Ensuring maternal health and safe motherhood
Women often lack the rights or the opportunities to make choices around reproduction. Population control polices, pressure from family members, and social and cultural norms may restrict their options. In many countries, women have difficulty accessing family planning services (Marie Stopes International). Cost, illegality or stigma around abortion can also make it very difficult for women to access abortion services. A cultural preference for sons may encourage women to terminate pregnancies when the foetus is female, or engage in female infanticide. According to the World Health Organization (WHO), 19 million women have unsafe abortions and 68,000 women and girls die from these botched and unsanitary procedures each year (WHO). Other groups such as HIV positive people face pressure not to have children, rather than being able to make an informed choice and receiving the necessary support to safeguard their own and their children's health (IPPF).
Preventing sexual and gender-based violence
In many societies, women have limited opportunities to establish their own households and live alone, or to pursue sexual relationships outside marriage. Men also experience pressure to marry and have families. Meanwhile, violence in the context of sexual relationships (intimate partner violence) is common across the world, and marital rape continues to be unrecognised by many legal systems. Due to gender inequalities, and lack of negotiating power, women are more likely to be at the receiving end of such violence (Population Council). This also places them at greater risk of sexually transmitted infections including HIV (The links between violence against women and HIV and AIDS).
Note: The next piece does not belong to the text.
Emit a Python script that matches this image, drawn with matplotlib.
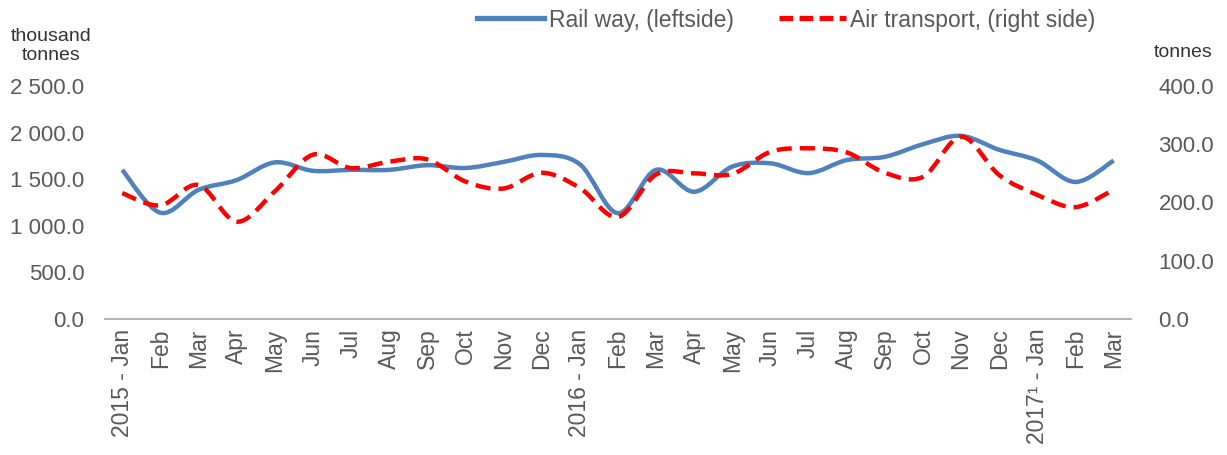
import matplotlib

matplotlib.use('Agg')
import matplotlib.pyplot as plt
import numpy as np
from matplotlib.path import Path
from matplotlib.patches import PathPatch
from matplotlib.lines import Line2D
from matplotlib.ticker import FuncFormatter

matplotlib.rcParams['font.family'] = ['Liberation Sans', 'DejaVu Sans']

GREY = '#595959'

months = ['2015 - Jan', 'Feb', 'Mar', 'Apr', 'May', 'Jun', 'Jul', 'Aug', 'Sep',
          'Oct', 'Nov', 'Dec', '2016 - Jan', 'Feb', 'Mar', 'Apr', 'May', 'Jun',
          'Jul', 'Aug', 'Sep', 'Oct', 'Nov', 'Dec', '2017\u00b9 - Jan', 'Feb', 'Mar']

# thousand tonnes (left axis)
rail = [1600, 1140, 1385, 1490, 1680, 1590, 1600, 1600, 1650, 1620, 1685, 1760,
        1660, 1135, 1600, 1365, 1635, 1670, 1565, 1705, 1740, 1875, 1965, 1815,
        1700, 1470, 1700]
# tonnes (right axis)
air = [216, 195, 230, 167, 219, 282, 259, 270, 274, 236, 224, 251,
       225, 175, 248, 250, 249, 287, 293, 286, 251, 244, 313, 247,
       213, 192, 222]


def smooth_path(xs, ys):
    # cubic bezier through every point (Catmull-Rom style, like a smoothed office chart)
    p = np.column_stack([xs, ys]).astype(float)
    n = len(p)
    verts = [p[0]]
    codes = [Path.MOVETO]
    for i in range(n - 1):
        p0 = p[max(i - 1, 0)]
        p1 = p[i]
        p2 = p[i + 1]
        p3 = p[min(i + 2, n - 1)]
        c1 = p1 + (p2 - p0) / 6.0
        c2 = p2 - (p3 - p1) / 6.0
        verts += [c1, c2, p2]
        codes += [Path.CURVE4] * 3
    return Path(verts, codes)


x = np.arange(len(months))

fig = plt.figure(figsize=(12.27, 4.55), dpi=100)
ax = fig.add_axes([0.0856, 0.299, 0.836, 0.512])
ax2 = ax.twinx()

ax.set_xlim(-0.45, len(months) - 0.55)
ax.set_ylim(0, 2500)
ax2.set_ylim(0, 400)

rail_color = '#4F81BD'
ax.add_patch(PathPatch(smooth_path(x, rail), fill=False, edgecolor=rail_color,
                       linewidth=3.2, capstyle='butt', joinstyle='round'))
ax2.add_patch(PathPatch(smooth_path(x, air), fill=False, edgecolor='#FF0000',
                        linewidth=3.2, linestyle=(0, (3.4, 1.8)), capstyle='butt'))

for a in (ax, ax2):
    for s in a.spines.values():
        s.set_visible(False)
    a.tick_params(length=0)
ax.spines['bottom'].set_visible(True)
ax.spines['bottom'].set_color('#A6A6A6')
ax.spines['bottom'].set_linewidth(1.2)

ax.set_yticks(np.arange(0, 2501, 500))
ax.yaxis.set_major_formatter(FuncFormatter(lambda v, p: f'{v:,.1f}'.replace(',', ' ')))
ax2.set_yticks(np.arange(0, 401, 100))
ax2.yaxis.set_major_formatter(FuncFormatter(lambda v, p: f'{v:.1f}'))
for lab in ax.get_yticklabels() + ax2.get_yticklabels():
    lab.set_fontsize(16)
    lab.set_color(GREY)
ax.tick_params(axis='y', pad=15)
ax2.tick_params(axis='y', pad=20)

ax.set_xticks(x)
ax.set_xticklabels(months, rotation=90, fontsize=16.5, color=GREY)
ax.tick_params(axis='x', pad=7)

fig.text(0.042, 0.898, 'thousand\ntonnes', ha='center', va='center', fontsize=14,
         color='#333333', linespacing=1.15)
fig.text(0.964, 0.884, 'tonnes', ha='center', va='center', fontsize=14,
         color='#333333')

handles = [Line2D([], [], color=rail_color, linewidth=3.8),
           Line2D([], [], color='#FF0000', linewidth=3.8, linestyle=(0, (2.6, 1.2)))]
leg = fig.legend(handles, ['Rail way, (leftside)', 'Air transport, (right side)'],
                 loc='center', bbox_to_anchor=(0.641, 0.956), ncol=2, frameon=False,
                 prop={'size': 16.5}, handlelength=2.9,
                 handletextpad=0.2, columnspacing=2.0, labelcolor=GREY)

fig.savefig('out.png', dpi=100)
In addition, intimate partner violence has been shown to have an adverse effect on reproductive health (Mayhew).
People who do not marry or conform to accepted forms of heterosexual behaviour also face discrimination and violence; indeed, some sexual violence is rooted in homophobia (fear or hatred of homosexuality). The impacts of such discrimination are wide-reaching. One study in Bangladesh showed that "feminine" boys were more likely to be bullied in school, drop out and end up in poverty (Gosine). Homophobic violence can lead to death: in October 2004, in Sierra Leone, Fannyann Viola Eddy, founder of the Sierra Leone Lesbian and Gay Association, was brutally raped and murdered (Lang, p16).
Ending genital mutilation
Gender discrimination is literally embodied through practices of genital mutilation (also known as female genital cutting) of girl children in some parts of Africa and the Middle East. These practices prevent the girls affected from enjoying a healthy and satisfying sexual life, and also have a negative impact on their reproductive health, increasing the chance of life-threatening complications and infections, especially during pregnancy (Masterson). In many parts of the world, the 1 in 500 babies who are born with ambiguously sexed genitals (intersex) may be assigned a sex through surgery, with similarly negative consequences for their psychological and physical well-being.